E a proposito della città catalana inevitabile parlare di Punta Giglio e delle infinite polemiche sulla riqualificazione dell’ex area militare. “Il primo progetto è stato rifiutato e ampiamente rivisto cercando di bilanciare esigenze diverse di recupero e fruibilità. Se poi qualcuno mi chiede: ma non era meglio che avesse soltanto un uso pubblico? Auspicabile, ma questo ha un costo, e al giorno d’oggi quale ente pubblico ha questa possibilità?” Billeci scaccia poi l’ombra della politica e altri fattori sulla risoluzione del caso: “Nessuno ci ha fatto pressioni. Gli indirizzi che riceviamo dal ministero sono solo tecnici-scientifici, mai politici. Il confronto con chi governa il territorio è il più delle volte collaborativo e sinergico, sostiene il soprintendente, ma capita anche che ci possano essere delle difficoltà. “Le faccio un esempio: quando si doveva decidere per la collocazione del monumento alla Brigata Sassari un politico mi chiese se non era il caso di fare un referendum. Ho dovuto rifiutare perché sono un dirigente pagato dallo Stato per prendere decisioni. Non devo fare scelte popolari ma in scienza e coscienza rispetto alla situazione. Un problema è che possiamo, in talune circostanze, essere utilizzati come un birillo o un dissausore dalla politica”. Quasi dei capri espiatori insomma, come nel caso dell’hotel Turritania, l’edificio di Porta Sant’Antonio sottoposto a vincolo dal 2006 e su cui si discute da decenni chiedendone l’abbattimento: “Chiediamoci: Quanto il Turritania sia un problema e quanto un paravento per la nostra incapacità di risolvere problemi urbanistici realmente complessi?”

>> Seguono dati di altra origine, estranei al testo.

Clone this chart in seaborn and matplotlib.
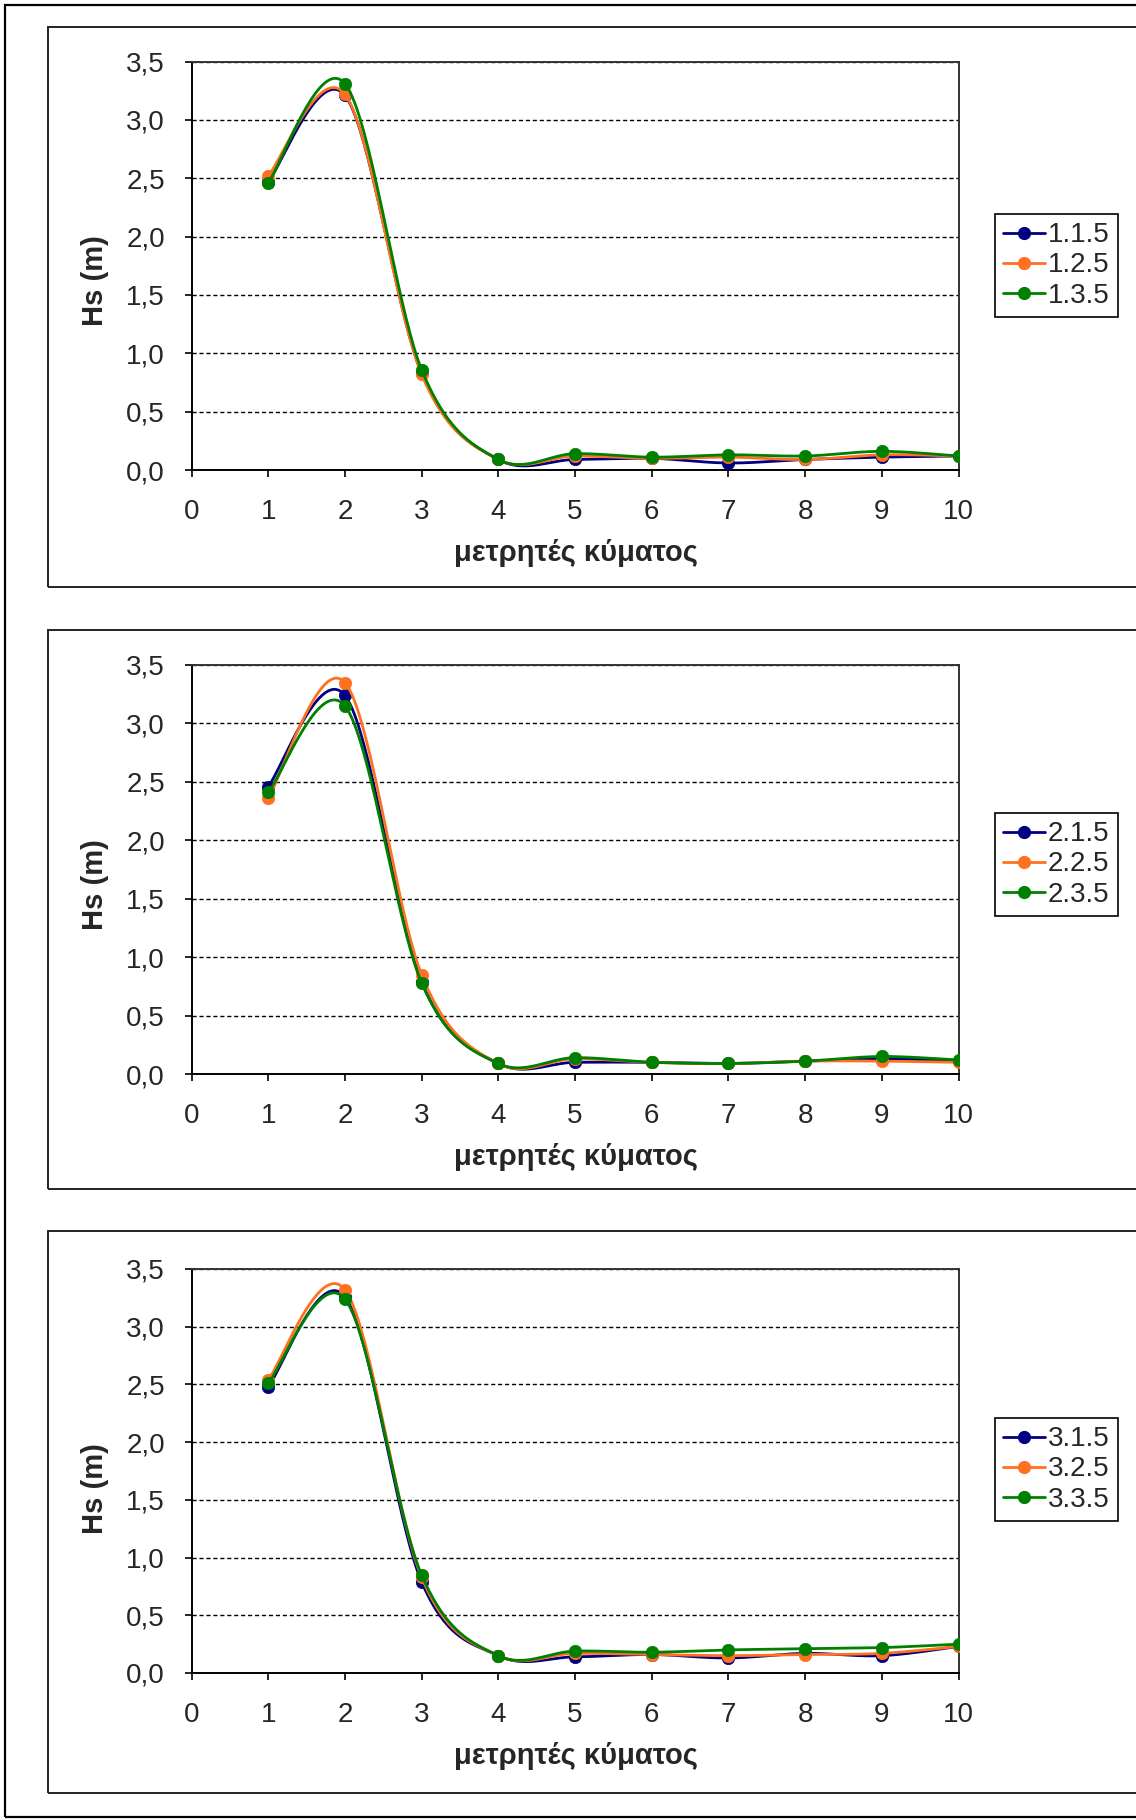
import numpy as np
import matplotlib
matplotlib.use("Agg")
import matplotlib.pyplot as plt
import seaborn as sns
from matplotlib.lines import Line2D
from matplotlib.patches import Rectangle

# ---- data: significant wave height Hs (m) at wave gauges 1..10 ----
gauges = [1, 2, 3, 4, 5, 6, 7, 8, 9, 10]

hs_1_1_5 = [2.47, 3.21, 0.83, 0.09, 0.09, 0.10, 0.06, 0.09, 0.11, 0.12]
hs_1_2_5 = [2.52, 3.22, 0.82, 0.09, 0.12, 0.10, 0.11, 0.09, 0.13, 0.12]
hs_1_3_5 = [2.46, 3.31, 0.86, 0.09, 0.14, 0.11, 0.13, 0.12, 0.16, 0.12]

hs_2_1_5 = [2.46, 3.24, 0.79, 0.09, 0.10, 0.10, 0.09, 0.11, 0.13, 0.11]
hs_2_2_5 = [2.36, 3.35, 0.85, 0.09, 0.13, 0.10, 0.09, 0.11, 0.11, 0.10]
hs_2_3_5 = [2.41, 3.15, 0.78, 0.09, 0.14, 0.10, 0.09, 0.11, 0.15, 0.12]

hs_3_1_5 = [2.48, 3.26, 0.79, 0.15, 0.14, 0.16, 0.13, 0.17, 0.15, 0.23]
hs_3_2_5 = [2.54, 3.32, 0.83, 0.15, 0.17, 0.16, 0.15, 0.16, 0.17, 0.23]
hs_3_3_5 = [2.51, 3.24, 0.85, 0.15, 0.19, 0.18, 0.20, 0.21, 0.22, 0.25]

labels_1 = ["1.1.5", "1.2.5", "1.3.5"]
labels_2 = ["2.1.5", "2.2.5", "2.3.5"]
labels_3 = ["3.1.5", "3.2.5", "3.3.5"]

x_ticks = list(range(0, 11))
y_ticks = [0.0, 0.5, 1.0, 1.5, 2.0, 2.5, 3.0, 3.5]
x_title = "μετρητές κύματος"
y_title = "Hs (m)"

series_colors = ["#000080", "#FF7020", "#008000"]

panels = [
    (labels_1, [hs_1_1_5, hs_1_2_5, hs_1_3_5]),
    (labels_2, [hs_2_1_5, hs_2_2_5, hs_2_3_5]),
    (labels_3, [hs_3_1_5, hs_3_2_5, hs_3_3_5]),
]

# ---- layout (pixels) ----
W, H = 1136, 1820
plot_rects = [(191.5, 61.5, 958.5, 470.0),
              (191.5, 665.0, 958.5, 1074.0),
              (191.5, 1269.0, 958.5, 1673.0)]
box_rects = [(48, 27, 587), (48, 630, 1189), (48, 1231, 1793)]
legend_tops = [214, 813, 1418]

sns.set_style("white")
plt.rcParams["font.family"] = ["Liberation Sans", "DejaVu Sans"]

fig = plt.figure(figsize=(W / 100, H / 100), dpi=100)
fig.patch.set_facecolor("white")


def fx(px):
    return px / W


def fy(py):
    return 1 - py / H


def smooth_curve(xs, ys, n=40):
    """Cubic Bezier smoothing through the points (spreadsheet-style smoothed line)."""
    P = np.column_stack([xs, ys]).astype(float)
    ext = np.vstack([P[0], P, P[-1]])
    out = []
    for i in range(len(P) - 1):
        p0, p1, p2, p3 = ext[i], ext[i + 1], ext[i + 2], ext[i + 3]
        b1 = p1 + (p2 - p0) / 6
        b2 = p2 - (p3 - p1) / 6
        t = np.linspace(0, 1, n, endpoint=(i == len(P) - 2))[:, None]
        seg = (1 - t) ** 3 * p1 + 3 * (1 - t) ** 2 * t * b1 + 3 * (1 - t) * t ** 2 * b2 + t ** 3 * p2
        out.append(seg)
    return np.vstack(out)


# outer frame
fig.add_artist(Rectangle((fx(5), fy(1817)), fx(1150) - fx(5), fy(5) - fy(1817),
                         transform=fig.transFigure, fill=False, ec="black", lw=1.6))

comma = matplotlib.ticker.FuncFormatter(lambda v, p: f"{v:.1f}".replace(".", ","))

for k, (labels, data) in enumerate(panels):
    bx, btop, bbot = box_rects[k]
    fig.add_artist(Rectangle((fx(bx), fy(bbot)), fx(1150) - fx(bx), fy(btop) - fy(bbot),
                             transform=fig.transFigure, fill=False, ec="#222222", lw=1.4))

    l, t, r, b = plot_rects[k]
    ax = fig.add_axes([fx(l), fy(b), fx(r) - fx(l), fy(t) - fy(b)])
    ax.set_facecolor("white")

    for j, (vals, col) in enumerate(zip(data, series_colors)):
        c = smooth_curve(gauges, vals)
        sns.lineplot(x=c[:, 0], y=c[:, 1], ax=ax, color=col, lw=2.0,
                     estimator=None, sort=False, zorder=3 + 2 * j)
        sns.scatterplot(x=gauges, y=vals, ax=ax, color=col, s=80, edgecolor=col,
                        linewidth=0.5, zorder=4 + 2 * j, legend=False)

    ax.set_xlim(0, 10)
    ax.set_ylim(0, 3.5)
    ax.set_xticks(x_ticks)
    ax.set_yticks(y_ticks)
    ax.yaxis.set_major_formatter(comma)
    ax.set_xlabel("")
    ax.set_ylabel("")
    ax.yaxis.grid(True, color="black", lw=1.0, linestyle=(0, (3, 2)))
    ax.xaxis.grid(False)
    ax.set_axisbelow(True)
    for s in ["left", "bottom"]:
        ax.spines[s].set_color("black")
        ax.spines[s].set_linewidth(1.4)
    for s in ["top", "right"]:
        ax.spines[s].set_color("#333333")
        ax.spines[s].set_linewidth(1.4)
    ax.tick_params(axis="x", direction="out", length=5, width=1.2, color="black",
                   labelsize=20, pad=16, bottom=True)
    ax.tick_params(axis="y", direction="out", length=5, width=1.2, color="black",
                   labelsize=20, pad=14, left=True)

    # axis titles
    fig.text(fx(95), fy(281 + (t - 61.5)), y_title, rotation=90, ha="center", va="center",
             fontsize=21, fontweight="bold")
    fig.text(fx(576), fy(553 + (b - 470.0)), x_title, ha="center", va="center",
             fontsize=21, fontweight="bold")

    handles = [Line2D([], [], color=c, lw=2.0, marker="o", markersize=8.5)
               for c in series_colors]
    leg = ax.legend(handles, labels, loc="upper left",
                    bbox_to_anchor=(fx(995), fy(legend_tops[k])),
                    bbox_transform=fig.transFigure, borderaxespad=0,
                    fontsize=20, frameon=True, fancybox=False, framealpha=1,
                    edgecolor="black", handlelength=1.5, handletextpad=0.1,
                    labelspacing=0.15, borderpad=0.3)
    leg.get_frame().set_linewidth(1.2)

fig.savefig("out.png", dpi=100, facecolor="white")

Sul restauro e il progetto da fare sull’immobile coi soldi ministeriali del Pinqua annunciato nei mesi scorsi dall’amministrazione comunale Billeci avverte: “Finora non abbiamo ricevuto nulla. Ma credo servirebbe fare uno studio di fattibilità prima di farci pervenire il progetto definitivo”. Capitolo Cittadella giudiziaria, opera al centro di una grande confusione mediatica e politica: “Nel 2018 si era arrivati a un protocollo comune per la riconversione. Per noi da allora non è cambiato nulla e nessuno ci ha interpellato. Aspettiamo anche qui il progetto. Quindi perché dovremo battere un colpo noi, se non è cambiata la condizione al contorno?” Infine Bruno Billeci sfata il mito della Soprintendenza come luogo chiuso che prende decisioni misteriose: “Collaboriamo con tutti, dai sindaci ai vescovi ai cittadini. E’ ovvio però che i pareri che diamo tante volte non sono popolari e che il nostro ruolo è scomodo.  Le soprintendenze in Sicilia sono meno invise perché sono organi regionali. Noi invece dipendiamo dallo Stato e questo, per retaggi atavici, è sospetto. Anche se sono certo sia un pregiudizio superabile e superato da chi si confronta quotidianamente con noi”.